9.
Terminal Cretaceous climate change and biotic response in Antarctica
Personnel
Principal Investigator:
Co-Investigators:
Postdoctoral Research Associate:
PhD Student:
Professor Jane Francis,
University of Leeds
Dr Duncan Pirrie, University of Exeter
Dr Jim Riding, British Geological Survey
Prof Rob Raiswell, University of Leeds
Dr Alan Haywood, British Antarctic Survey
This project will investigate the nature of latest Cretaceous-early
Tertiary climates in Antarctica. Geological evidence suggests
that after the peak mid Cretaceous greenhouse warmth climates
cooled considerably during the Maastrichtian (~71-65Ma). Some
scientists now argue that cooling was at times so severe that
polar regions suffered short term glaciation, causing sea
level changes world-wide. This challenges the current view
that the Cretaceous greenhouse world was ice-free, implying
instead that short term glacial climates punctuated supposedly
stable warm climates. Such dramatic environmental change would
have stressed terrestrial and marine biotas and made them
particularly susceptible to the global environmental catastrophe
at the end of the Cretaceous.
Recent
dating using strontium isotope stratigraphy has revealed that
the Late Cretaceous sequence in the James Ross Basin, Antarctica
is now the best sequence in the world in which to investigate
Maastrichtian environments and climate change that led up
to the Cretaceous/Tertiary (K/T) catastrophe.
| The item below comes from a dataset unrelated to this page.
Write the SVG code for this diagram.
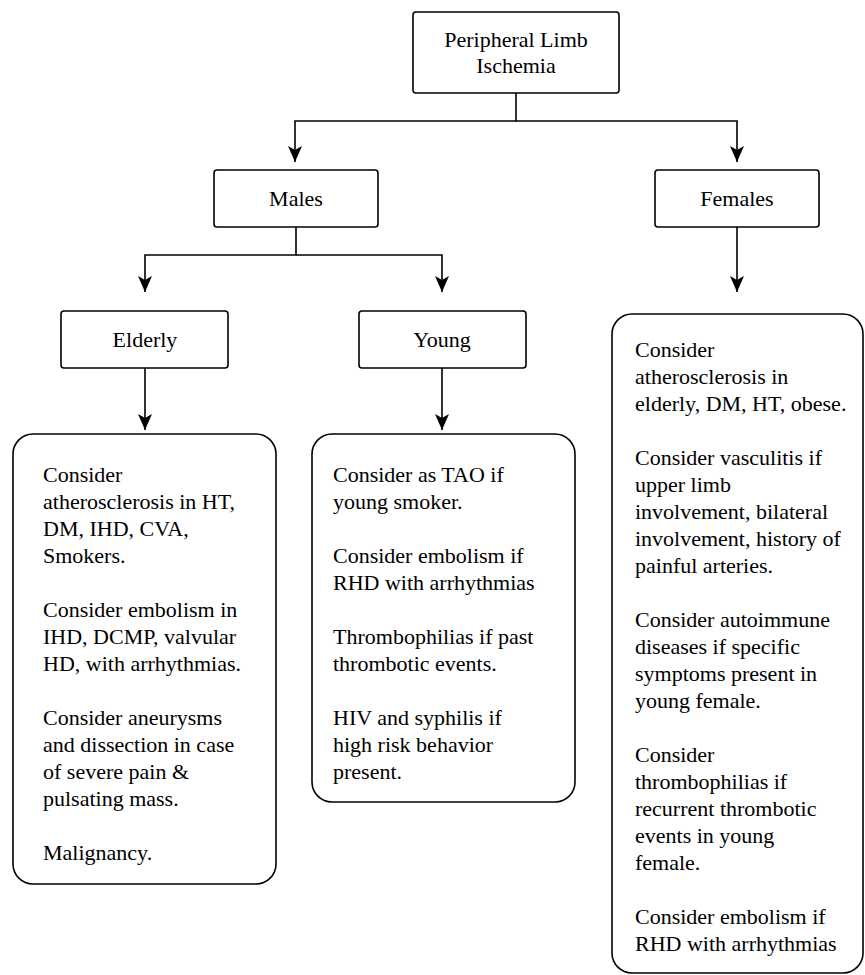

This Maastrichtian
sequence a) is over 1150km thick, allowing very high resolution
analysis, (b) contains a well-exposed section in which the
K/T boundary occurs, c) provides a linked record of both terrestrial
(palaeobotanical) and marine (stable isotope) climate change
from the same section, d) is very well exposed and extremely
fossiliferous with a wide range of microfossil and invertebrate
taxa which are exceptionally well preserved, and e) now has
a litho-, bio- and chronostratigraphic framework needed for
global correlation.
This project will exploit this exceptional sequence to obtain
high resolution records of palaeontological, sedimentological,
and geochemical signals to investigate the nature of latest
Cretaceous-early Tertiary climate change at high latitudes,
to test the hypothesis that ice was present at times, to determine
the biological response to this environmental change in both
terrestrial and marine high latitude ecosystems, and to understand
the environmental context in which the K/T extinctions occurred.